A late-night encounter with gunmen who had robbery on their minds outside of Owens' south Richmond home.
That night changed his life as well as the lives of three of his friends.
"The guns came out and four of us were shot. I was actually shot twice in the head and immediately I lost all feeling in my right side. I was paralyzed. I'm very blessed to be here today because things could have gone in a different direction."
It took Owens a year to recover and he still feels the sting of knowing that the criminals involved never paid for the crime.
When he had a face-to-face meeting with the alleged shooter, thoughts of revenge crossed his mind.

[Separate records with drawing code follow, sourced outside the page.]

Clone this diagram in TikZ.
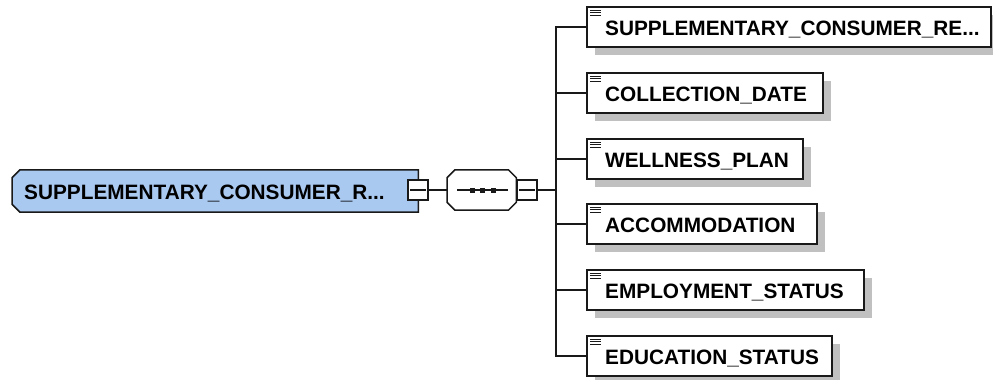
\documentclass[tikz,border=0pt]{standalone}
\usepackage{fontspec}
\setmainfont{Liberation Sans}
\usetikzlibrary{shadows}
\definecolor{rootblue}{RGB}{170,201,241}
\definecolor{shadowgray}{RGB}{192,192,192}
\definecolor{edgecol}{RGB}{25,25,25}
\newcommand\chamleftpath[1]{([xshift=8pt]#1.north west) -- (#1.north east) -- (#1.south east) -- ([xshift=8pt]#1.south west) -- ([yshift=8pt]#1.south west) -- ([yshift=-8pt]#1.north west) -- cycle}
\newcommand\chamallpath[1]{([xshift=8pt]#1.north west) -- ([xshift=-8pt]#1.north east) -- ([yshift=-8pt]#1.north east) -- ([yshift=8pt]#1.south east) -- ([xshift=-8pt]#1.south east) -- ([xshift=8pt]#1.south west) -- ([yshift=8pt]#1.south west) -- ([yshift=-8pt]#1.north west) -- cycle}
\begin{document}
\begin{tikzpicture}[x=1pt,y=-1pt,
  shad/.style={drop shadow={shadow xshift=8pt,shadow yshift=-8pt,fill=shadowgray,opacity=1}},
  elem/.style={draw=edgecol,line width=1.5pt,fill=white,shad,rectangle,minimum height=40pt,anchor=west,inner sep=0pt},
  lbl/.style={anchor=base west,inner sep=0pt,font=\fontsize{20.8}{24}\selectfont\bfseries,text=black},
  conn/.style={draw=edgecol,line width=1.5pt},
  outline/.style={draw=edgecol,line width=1.5pt},
  shadfill/.style={fill=shadowgray,shift={(8,8)}},
  minusbox/.style={draw=edgecol,line width=1.5pt,fill=white,minimum width=20pt,minimum height=20pt,inner sep=0pt},
  minusbar/.style={draw=edgecol,line width=1.2pt},
  iconline/.style={draw=edgecol,line width=1pt},
  frame/.style={rectangle,inner sep=0pt,anchor=west},
]
\useasboundingbox (0,0) rectangle (993,380);

% root element
\node[frame,minimum width=406pt,minimum height=42pt] (root) at (12,191) {};
\fill[shadfill] \chamleftpath{root};
\filldraw[outline,fill=rootblue] \chamleftpath{root};
\node[lbl] (roottext) at (24,199.5) {SUPPLEMENTARY\_CONSUMER\_R...};
\node[minusbox] (m1) at (418,190) {};
\draw[minusbar] ([xshift=3pt]m1.west) -- ([xshift=-3pt]m1.east);

% sequence compositor
\node[frame,minimum width=69pt,minimum height=40pt] (seq) at (447,190) {};
\fill[shadfill] \chamallpath{seq};
\filldraw[outline,fill=white] \chamallpath{seq};
\draw[conn] (m1.east) -- (seq.west);
\draw[conn] ([xshift=10pt]seq.west) -- ([xshift=-8pt]seq.east);
\foreach \dx in {472,482.5,493}{\fill[edgecol] (\dx,190) +(-2.5,-2.5) rectangle +(2.5,2.5);}
\node[minusbox] (m2) at (527,190) {};
\draw[minusbar] ([xshift=3pt]m2.west) -- ([xshift=-3pt]m2.east);
\coordinate (fork) at (556,190);
\draw[conn] (m2.east) -- (fork);

% children
\node[elem,minimum width=404pt] (c1) at (586,27) {};
\node[elem,minimum width=236pt] (c2) at (586,93) {};
\node[elem,minimum width=216pt] (c3) at (586,159) {};
\node[elem,minimum width=230pt] (c4) at (586,224) {};
\node[elem,minimum width=277pt] (c5) at (586,290) {};
\node[elem,minimum width=245pt] (c6) at (586,356) {};

\node[lbl] (t1) at (605,35) {SUPPLEMENTARY\_CONSUMER\_RE...};
\node[lbl] (t2) at (605,101) {COLLECTION\_DATE};
\node[lbl] (t3) at (605,167) {WELLNESS\_PLAN};
\node[lbl] (t4) at (605,232) {ACCOMMODATION};
\node[lbl] (t5) at (605,298) {EMPLOYMENT\_STATUS};
\node[lbl] (t6) at (605,364) {EDUCATION\_STATUS};

\foreach \c in {c1,c2,c3,c4,c5,c6}{
  \draw[conn] (fork) |- (\c.west);
  \foreach \dy in {4,6.7,9.4}{
    \draw[iconline] ([shift={(4,\dy)}]\c.north west) -- ++(11,0);
  }
}
\end{tikzpicture}
\end{document}
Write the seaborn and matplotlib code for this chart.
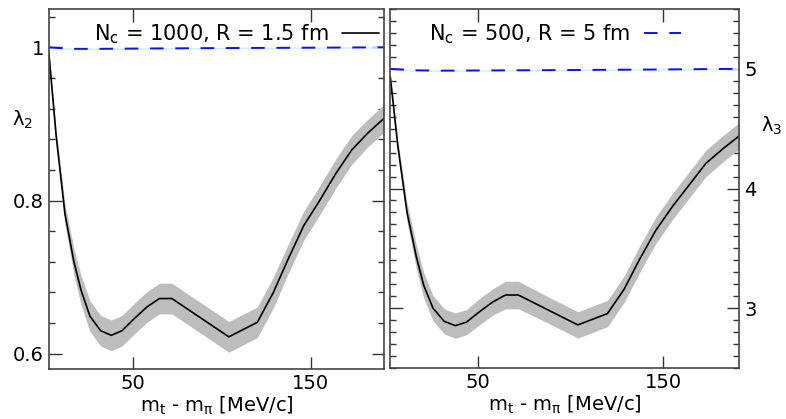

"I was standing right beside him and he didn't even know it. And God almighty steered me on the right path and said this is not the right way to do things, we'll let the courts handle the situation and I'm here today standing in a medical laboratory instead of a jail."
Owens wants young people to know that his decision not to retaliate made all the difference. He now has a successful medical career and owns First Stick Medical Draw Station, an independent lab in south Richmond.
Disheartened by the increasing gun violence, Owens hopes his story can steer people in the right direction. He wants to remind them that snap decisions can lead to lifelong consequences.
"If I can reach out to one of the individuals to change their path throughout the process, then I've done a good job," Owens said.